There is an article in Newsweek today that I found very interesting. So I thought I'd share it with you. Here's the link the the full article, and as you read it, see if you can find out if they answered their own question. Their question is this - What's Behind the Attacks on Christians in Mosul?
Great question Newsweek, but I have a better question for you. Why should Christians go back to Iraq and specifically Mosul, if they are still in danger of being persecuted? The article reveals this...
“They were mostly killed after someone asked them for their identification and then learned they were Christian,” Emanuel Khoshaba Youkhana, deputy secretary-general of the Assyrian Patriotic Party, tells NEWSWEEK.
This is significant because we know that within an Islamic country if their law is enforced, we know if someone who is Muslim converts to Christianity (as is often the case) and it is found out, there is death looming over that person and sometimes even their family.
The above quote from Newsweek, suggests to me that those who were killed may have been converts, because it was "learned that they were Christian", which means they may had been thought to be Muslim.
The article goes on to discuss what the "real numbers" of the Christians killed were...
Whatever the real number of Christians who have died in recent attacks, there’s no question that thousands of them have fled Mosul. United Nations estimates indicate at least 12,000 have been displaced. The Assyrian Patriotic Party says 2,351 families have left Mosul for Iraqi cities like Kirkuk, Erbil and Dohuk as well as Lebanon and Syria, where several hundred are living in refugee camps. The displacement follows a ratcheting up of threats against Christians, whose presence in Iraq dates to the 1st century A.D.

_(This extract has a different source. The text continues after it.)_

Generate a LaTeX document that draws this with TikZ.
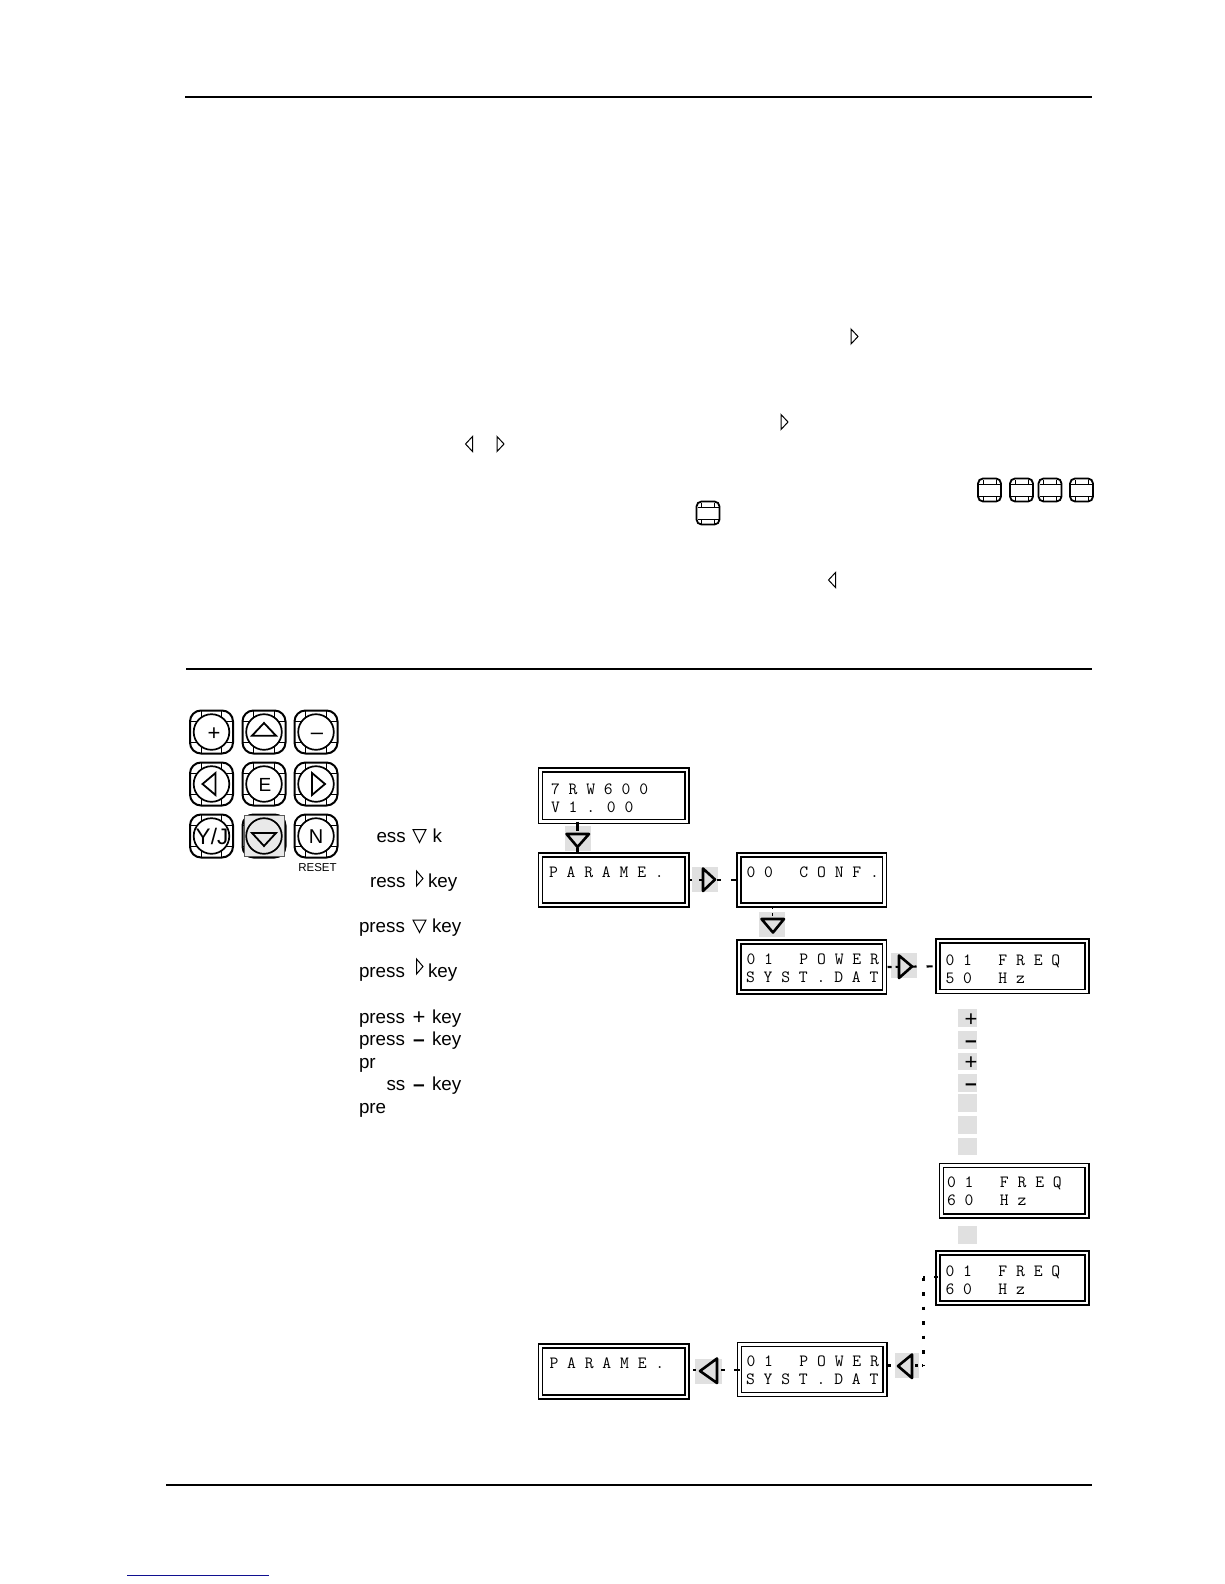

So if the number of Christians who were killed was 20, 8, 10 or 15 is irrelevant, the point is that there is enough terror in Mosul at this point and Christians are fleeing for their lives. And like we've written about here before, would you come back simply because they are offering you money?
I don't think so.
The bottom line, at least to this reader, is this. There is enough persecution in Mosul for Christians to flee, and the government is aware of who the perpetrators are, at the very least knowing they kill Christians. So providing families money with the promise of security may be nice, but it isn't guarantee of real protection. And as the article closes,"..with suspicion so deep, it will take more than money and promises to woo back the city’s Christian minority."
And I can't say I blame them. Keep on praying for our brothers and sisters who are displaced.